現在インディアナ州ココモで建設中の電気自動車用のバッテリー工場に対し、全米自動車労働組合の地域代表であるゲイリー・クワーク氏は警戒感を表明。「正直に言うと、人々がEVを受け入れる準備ができているとは思いません」と発言しました。
発言の背景には、電気自動車普及がガソリン車製造に関わる人々の雇用を奪うのではという危惧があります。電気で直接モーターを動かす電気自動車は、燃料からエネルギーを取り出すためのエンジンや変速のためのトランスミッションが不要なため、内部構造がシンプルだと言われています。内蔵される部品点数もガソリン車に比べ圧倒的に少なく済むため、製造に関わる人員が削減できます。組合は、電気自動車への完全移行が進むと、ガソリン車100%の場合に比べて雇用がおよそ30%減ると試算しています。組合員の雇用と賃金を守る観点から言えば、電気自動車への移行には「待った」と言いたいわけです。
ココモの新バッテリー工場では、1,400人が雇用される予定で、これだけ見れば地域経済とって歓迎すべきことです。しかし、現在すでに同地域内で自動車産業に従事している人は約5,000人と言われており、その30%に当たる1,500人分の雇用が損なわれると、実質的にはむしろ雇用が減少してしまいます。また、バッテリー工場の新規雇用の賃金水準は、既存の労働者(熟練工)のそれよりも低いと考えられます。
全米自動車労働組合は、電気自動車への移行に反対しないという公式見解を示しています。ただしそれには「EVへの移行によって職を失う組合員たちが、高賃金で雇用されることが約束された”公正な移行”である必要がある」という条件が付いています。
この問題を考えるうえで、もう1つ重要な点は、同組合は歴史的に民主党を支持してきたという事実です。その民主党が、環境政策の一環として電気自動車への移行を推し進めています。
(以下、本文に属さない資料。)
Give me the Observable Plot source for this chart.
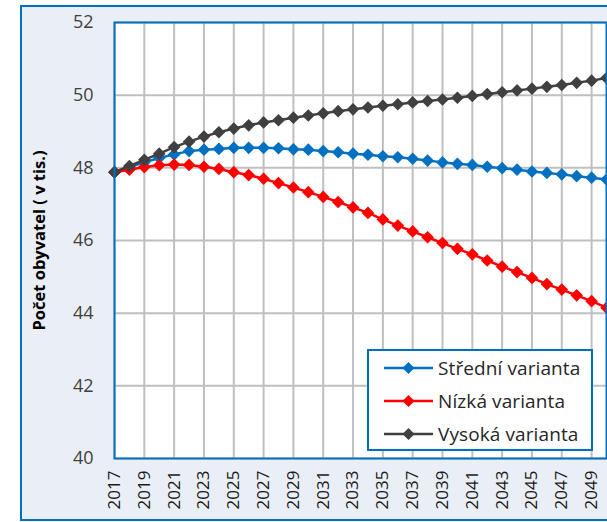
<!DOCTYPE html>
<html>
<head>
<meta charset="utf-8">
<script src="https://cdn.jsdelivr.net/npm/d3@7"></script>
<script src="https://cdn.jsdelivr.net/npm/@observablehq/plot@0.6"></script>
<style>
  body { margin: 0; background: #ffffff; }
  #wrap { position: relative; width: 607px; height: 522px; overflow: hidden; font-family: "Open Sans", sans-serif; }
  #box { position: absolute; left: 20px; top: 5px; width: 640px; height: 512px; border: 2px solid #0070C0; background: #EAEFF7; }
  #chart { position: absolute; left: 0; top: 0; }
  #legend { position: absolute; left: 367px; top: 349px; width: 226px; height: 102px; box-sizing: border-box; border: 2px solid #0070C0; background: #ffffff; }
  .row { height: 33px; display: flex; align-items: center; }
  .row svg { margin-left: 15px; margin-right: 5px; flex: none; }
  .row span { font-size: 19px; color: #262626; white-space: nowrap; letter-spacing: 0.1px; }
</style>
</head>
<body>
<div id="wrap">
  <div id="box"></div>
  <div id="chart"></div>
  <div id="legend"></div>
</div>
<script>
const years = [2017,2018,2019,2020,2021,2022,2023,2024,2025,2026,2027,2028,2029,2030,2031,2032,2033,2034,2035,2036,2037,2038,2039,2040,2041,2042,2043,2044,2045,2046,2047,2048,2049,2050];
const stredni = [47.88,48.02,48.15,48.27,48.37,48.46,48.50,48.52,48.55,48.55,48.55,48.54,48.51,48.50,48.46,48.43,48.39,48.36,48.32,48.29,48.25,48.20,48.15,48.11,48.08,48.03,47.99,47.95,47.90,47.86,47.82,47.77,47.73,47.68];
const nizka = [47.88,47.95,48.02,48.07,48.09,48.08,48.03,47.97,47.88,47.80,47.70,47.58,47.46,47.33,47.20,47.06,46.91,46.76,46.58,46.41,46.25,46.09,45.93,45.77,45.62,45.45,45.28,45.13,44.97,44.80,44.65,44.49,44.33,44.15];
const vysoka = [47.88,48.05,48.22,48.39,48.57,48.72,48.86,48.98,49.08,49.17,49.25,49.31,49.38,49.44,49.50,49.56,49.61,49.66,49.71,49.75,49.80,49.84,49.88,49.93,49.98,50.03,50.08,50.13,50.18,50.23,50.28,50.34,50.40,50.47];
const seriesNames = ["Střední varianta", "Nízká varianta", "Vysoká varianta"];
const seriesColors = ["#0070C0", "#FF0000", "#404040"];
const xTicks = [2017,2019,2021,2023,2025,2027,2029,2031,2033,2035,2037,2039,2041,2043,2045,2047,2049];
const yTicks = [40,42,44,46,48,50,52];
const yLabel = "Počet obyvatel ( v tis.)";

const seriesValues = [stredni, nizka, vysoka];
const tables = seriesValues.map((vals, i) => years.map((y, j) => ({year: y, value: vals[j], series: seriesNames[i]})));

const marks = [
  Plot.frame({fill: "#ffffff"}),
  Plot.gridX(xTicks, {stroke: "#BFBFBF", strokeOpacity: 1, strokeWidth: 2}),
  Plot.gridY(yTicks, {stroke: "#BFBFBF", strokeOpacity: 1, strokeWidth: 2})
];
tables.forEach((t, i) => {
  marks.push(Plot.line(t, {x: "year", y: "value", stroke: seriesColors[i], strokeWidth: 2.5}));
  marks.push(Plot.dot(t, {x: "year", y: "value", symbol: "diamond2", fill: seriesColors[i], r: 5.7}));
});
marks.push(Plot.frame({stroke: "#0070C0", strokeWidth: 2}));
marks.push(Plot.axisY(yTicks, {tickSize: 0, tickPadding: 21, fontSize: 18, color: "#404040", label: null}));
marks.push(Plot.axisY([], {label: yLabel, labelAnchor: "center", labelArrow: "none", labelOffset: 81, fontSize: 16.5, fontWeight: "bold", color: "#000"}));
marks.push(Plot.axisX(xTicks, {tickSize: 0, tickPadding: 12, tickRotate: -90, fontSize: 17, color: "#1a1a1a", tickFormat: d => String(d), label: null}));

const chart = Plot.plot({
  width: 607,
  height: 522,
  marginLeft: 114,
  marginRight: 1,
  marginTop: 22,
  marginBottom: 64,
  style: {background: "transparent", fontFamily: "Open Sans, sans-serif", overflow: "visible"},
  x: {domain: [2017, 2050]},
  y: {domain: [40, 52]},
  marks
});
document.getElementById("chart").appendChild(chart);

const legend = document.getElementById("legend");
seriesNames.forEach((name, i) => {
  const row = document.createElement("div");
  row.className = "row";
  row.innerHTML = `<svg width="49" height="14"><line x1="0" y1="7" x2="49" y2="7" stroke="${seriesColors[i]}" stroke-width="2.5"/><polygon points="24.5,1 30.5,7 24.5,13 18.5,7" fill="${seriesColors[i]}"/></svg><span>${name}</span>`;
  legend.appendChild(row);
});
</script>
</body>
</html>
バイデン政権は就任以来、電気自動車の購入時の税制優遇や、充電器インフラの整備などへの大きな投資を次々と発表。左派エリートからの支持を集めている一方で、組合との間には亀裂が入り始めています。
2020年の大統領選勝利にも大きく貢献したとされる全米自動車労働組合。党としては、2024年の大統領選までに関係を持ち直したいと考えているはずです。今のところ、組合と企業との対立に多く干渉していませんが、今後の展開次第では何らかの介入を行うかもしれません。